1859 – Charles Blondin walks a tightrope over Niagara Falls

One of the most celebrated tightrope walkers of his era, Charles Blondin was an extreme sports legend more than a century before extreme sports was invented by bored rich people. Blondin’s most famous exploit was walking a tightrope that had been stretched across Niagara Gorge not far downstream of the falls (near the current location of Rainbow Bridge).

The tightrope was 340m in length, 8.3cm in diameter and hung 49m above the river below. Blondin first performed this feat on June 30, 1859, and repeated it several times thereafter, always adding some variation to increase the challenge. Recorded variations include blindfolded, in a sack, trundling a wheelbarrow, on stilts, carrying a man (his manager, Harry Colcord) on his back, standing on a chair with only one chair leg on the rope, and sitting down midway while he cooked and ate an omelet – he pushed a wheelbarrow containing the necessaries out onto the rope to do this, and also lowered parts of the cooked omelet to passengers on a boat below him.

Beat that, extreme sports fans.

Referenced in:
Blondin Makes an Omelette — Gareth Liddiard

1859 — “On the Origin of Species” by Charles Darwin is first published

One of the most controversial books in the world, On the Origin of Species (often called Origin of the Species is one of the foundational texts of modern science. Not only is almost the entirety of modern biology built on its foundation, but it remains an excellent (if imperfect) example of the scientific method.

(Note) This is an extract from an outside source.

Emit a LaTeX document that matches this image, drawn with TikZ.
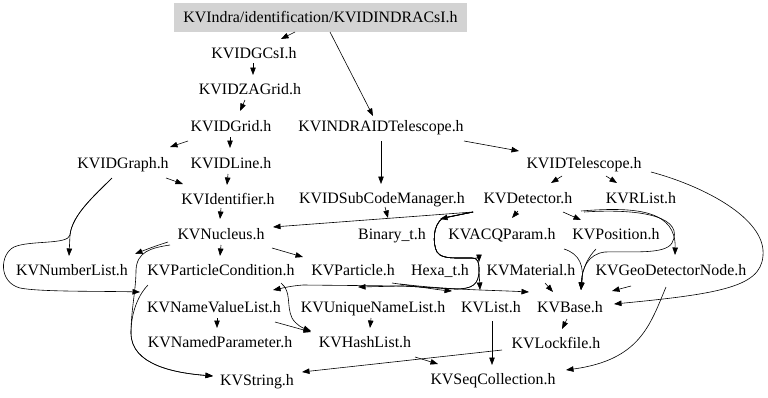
\documentclass[tikz,border=0pt]{standalone}
\usepackage{fontspec}
\setmainfont{Liberation Serif}
\usetikzlibrary{arrows.meta,calc}
\definecolor{rootgray}{HTML}{D3D3D3}
\begin{document}
\begin{tikzpicture}[x=1pt,y=-1pt,
  hdr/.style={inner sep=0pt, text height=10.5pt, text depth=0pt,
              font=\fontsize{15.9}{18}\selectfont},
  dep/.style={draw=black, line width=0.6pt, -{Triangle[length=7.5pt,width=5.5pt]}}]
\useasboundingbox (0,0) rectangle (768,397);

% headers
\node[hdr, fill=rootgray, minimum width=293pt, minimum height=29pt] (root) at (320.5,17.5) {KVIndra/identification/KVIDINDRACsI.h};
\node[hdr] (GCsI)       at (254,53)  {KVIDGCsI.h};
\node[hdr] (ZAGrid)     at (250,89)  {KVIDZAGrid.h};
\node[hdr] (IDGrid)     at (231,126) {KVIDGrid.h};
\node[hdr] (INDRATel)   at (381,126) {KVINDRAIDTelescope.h};
\node[hdr] (IDGraph)    at (123,163) {KVIDGraph.h};
\node[hdr] (IDLine)     at (231,163) {KVIDLine.h};
\node[hdr] (IDTel)      at (584,163) {KVIDTelescope.h};
\node[hdr] (Identifier) at (228,199) {KVIdentifier.h};
\node[hdr] (SubCode)    at (382,198) {KVIDSubCodeManager.h};
\node[hdr] (Detector)   at (528,198) {KVDetector.h};
\node[hdr] (RList)      at (641,198) {KVRList.h};
\node[hdr] (Nucleus)    at (221,234) {KVNucleus.h};
\node[hdr] (Binary)     at (392,234) {Binary\_t.h};
\node[hdr] (ACQ)        at (502,234) {KVACQParam.h};
\node[hdr] (Position)   at (616,234) {KVPosition.h};
\node[hdr] (NumberList) at (72,270)  {KVNumberList.h};
\node[hdr] (PartCond)   at (221,270) {KVParticleCondition.h};
\node[hdr] (Particle)   at (353,270) {KVParticle.h};
\node[hdr] (Hexa)       at (440,270) {Hexa\_t.h};
\node[hdr] (Material)   at (531,270) {KVMaterial.h};
\node[hdr] (GeoNode)    at (671,270) {KVGeoDetectorNode.h};
\node[hdr] (NVList)     at (214,307) {KVNameValueList.h};
\node[hdr] (UNList)     at (373,307) {KVUniqueNameList.h};
\node[hdr] (List)       at (491,307) {KVList.h};
\node[hdr] (Base)       at (570,307) {KVBase.h};
\node[hdr] (NamedPar)   at (220,342) {KVNamedParameter.h};
\node[hdr] (HashList)   at (365,342) {KVHashList.h};
\node[hdr] (Lockfile)   at (556,343) {KVLockfile.h};
\node[hdr] (String)     at (257,380) {KVString.h};
\node[hdr] (SeqColl)    at (493,379) {KVSeqCollection.h};

% include edges
\draw[dep] ($(root)+(-25.5,14.5)$) -- ($(GCsI)+(27,-14)$);
\draw[dep] ($(root)+(9.5,14.5)$) -- ($(INDRATel)+(-8,-10)$);
\draw[dep] ($(GCsI)+(-1,10)$) -- ($(ZAGrid)+(3,-14)$);
\draw[dep] ($(ZAGrid)+(-5,11)$) -- ($(IDGrid)+(9,-15)$);
\draw[dep] ($(IDGrid)+(-43,15)$) -- ($(IDGraph)+(47,-16)$);
\draw[dep] ($(IDGrid)+(-1,11)$) -- ($(IDLine)+(-1,-15)$);
\draw[dep] ($(INDRATel)+(83,15)$) -- ($(IDTel)+(-65,-12)$);
\draw[dep] ($(INDRATel)+(0,15)$) -- ($(SubCode)+(-1,-14)$);
\draw[dep] ($(IDGraph)+(43,15)$) -- ($(Identifier)+(-45,-15)$);
\draw[dep] ($(IDLine)+(-3,11)$) -- ($(Identifier)+(-1,-14)$);
\draw[dep] ($(IDTel)+(-22,13)$) -- ($(Detector)+(23,-15)$);
\draw[dep] ($(IDTel)+(22,13)$) -- ($(RList)+(-24,-15)$);
\draw[dep] ($(IDTel)+(67,9)$) .. controls (700,185) and (760,215) .. (763,250)
           .. controls (765,285) and (730,293) .. ($(Base)+(44,-3)$);
\draw[dep] ($(Identifier)+(-7,9)$) -- ($(Nucleus)+(-1,-15)$);
\draw[dep] ($(Detector)+(-55,14)$) -- ($(Nucleus)+(52,-7)$);
\draw[dep] ($(SubCode)+(3,9)$) -- ($(Binary)+(-4,-16)$);
\draw[dep] ($(Detector)+(-10,13)$) -- ($(ACQ)+(10,-16)$);
\draw[dep] ($(Detector)+(35,14)$) -- ($(Position)+(-35,-14)$);
\draw[dep] ($(Detector)+(53,13)$) .. controls (640,206) and (676,212) .. ($(GeoNode)+(4,-15)$);
\draw[dep] ($(Detector)+(56,14)$) .. controls (645,208) and (685,218) .. (672,243)
           .. controls (665,255) and (630,251) .. (605,252)
           .. controls (588,254) and (582,268) .. ($(Base)+(11,-17)$);
\draw[dep] ($(Position)+(-20,15)$) .. controls (589,256) and (582,268) .. ($(Base)+(11,-17)$);
\draw[dep] ($(ACQ)+(62,15)$) .. controls (580,254) and (584,266) .. ($(Base)+(11,-17)$);
\draw[dep] ($(Material)+(14,13)$) -- ($(Base)+(-17,-15)$);
\draw[dep] ($(GeoNode)+(-40,16)$) -- ($(Base)+(42,-16)$);
\draw[dep] ($(GeoNode)+(-5,17)$) .. controls (650,325) and (640,360) .. ($(SeqColl)+(73,-9)$);
\draw[dep] ($(Base)+(-3,12)$) -- ($(Lockfile)+(6,-14)$);
\draw[dep] ($(List)+(1,14)$) -- ($(SeqColl)+(-1,-14)$);
\draw[dep] ($(Lockfile)+(-54,7)$) -- ($(String)+(45,-8)$);
\draw[dep] ($(HashList)+(50,15)$) -- ($(SeqColl)+(-55,-15)$);
\draw[dep] ($(Nucleus)+(0,11)$) -- ($(PartCond)+(-1,-14)$);
\draw[dep] ($(Nucleus)+(51,14)$) -- ($(Particle)+(-50,-13)$);
\draw[dep] ($(Nucleus)+(-53,8)$) .. controls (155,246) and (145,250) .. ($(NumberList)+(63,-16)$);
\draw[dep] ($(Nucleus)+(-51,11)$) .. controls (150,248) and (137,252) .. (136,270)
           .. controls (136,290) and (131,310) .. (131,333)
           .. controls (131,365) and (175,373) .. ($(String)+(-44,-4)$);
\draw[dep] ($(PartCond)+(-73,15)$) .. controls (140,293) and (131,310) .. (131,333)
           .. controls (131,365) and (175,373) .. ($(String)+(-44,-4)$);
\draw[dep] ($(IDGraph)+(-11,15)$) .. controls (95,195) and (72,215) .. (70,235) -- ($(NumberList)+(-3,-14)$);
\draw[dep] ($(IDGraph)+(-11,15)$) .. controls (95,195) and (72,215) .. (70,235)
           .. controls (68,245) and (30,240) .. (14,247)
           .. controls (0,254) and (-2,282) .. (20,288)
           .. controls (40,292) and (100,291) .. ($(NVList)+(-74,-15)$);
\draw[dep] ($(NVList)+(3,11)$) -- ($(NamedPar)+(-3,-14)$);
\draw[dep] ($(NVList)+(61,15)$) -- ($(HashList)+(-54,-10)$);
\draw[dep] ($(UNList)+(-2,11)$) -- ($(HashList)+(5,-14)$);
\draw[dep] ($(PartCond)+(60,13)$) .. controls (292,292) and (286,305) .. (292,318)
           .. controls (296,325) and (303,328) .. ($(HashList)+(-54,-11)$);
\draw[dep] ($(Detector)+(-55,14)$) -- ($(Binary)+(48,-15)$);
\draw[dep] ($(Detector)+(-55,14)$) -- (443,218) .. controls (432,225) and (433,245) .. (437,252)
           .. controls (440,257) and (448,258) .. (458,258) -- (472,258)
           .. controls (477,258) and (479,259) .. ($(Hexa)+(39,-8)$);
\draw[dep] ($(Detector)+(-55,14)$) -- (443,218) .. controls (432,225) and (433,245) .. (437,252)
           .. controls (440,257) and (448,258) .. (458,258) -- (472,258)
           .. controls (478,258) and (479,262) .. (479,270) -- ($(List)+(-11,-17)$);
\draw[dep] ($(Detector)+(-55,14)$) -- (443,218) .. controls (432,225) and (433,245) .. (437,252)
           .. controls (440,257) and (448,258) .. (458,258) -- (472,258)
           .. controls (478,258) and (479,262) .. (479,270)
           .. controls (479,285) and (472,289) .. (455,289) -- (403,286) -- ($(UNList)+(-15,-20)$);
\draw[dep] ($(Detector)+(-55,14)$) -- (443,218) .. controls (432,225) and (433,245) .. (437,252)
           .. controls (440,257) and (448,258) .. (458,258) -- (472,258)
           .. controls (478,258) and (479,262) .. (479,270)
           .. controls (479,285) and (472,289) .. (455,289) -- (403,286) -- (303,285)
           .. controls (290,286) and (283,288) .. ($(NVList)+(59,-17)$);
\draw[dep] ($(Particle)+(39,13)$) .. controls (420,287) and (440,290) .. ($(List)+(-39,-16)$);
\draw[dep] ($(Particle)+(47,14)$) .. controls (450,290) and (490,290) .. ($(Base)+(-41,-15)$);
\end{tikzpicture}
\end{document}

Charles Darwin had spent many years developing this theory, beginning with initial observations in 1835 during his voyage on the Beagle, and working on it in earnest for more than 15 years prior to publication. Darwin was entirely unprepared for the controversy he kicked off, although one suspects that he’d merely be saddened and confused by the low esteem in which a majority of Americans currently hold his theory.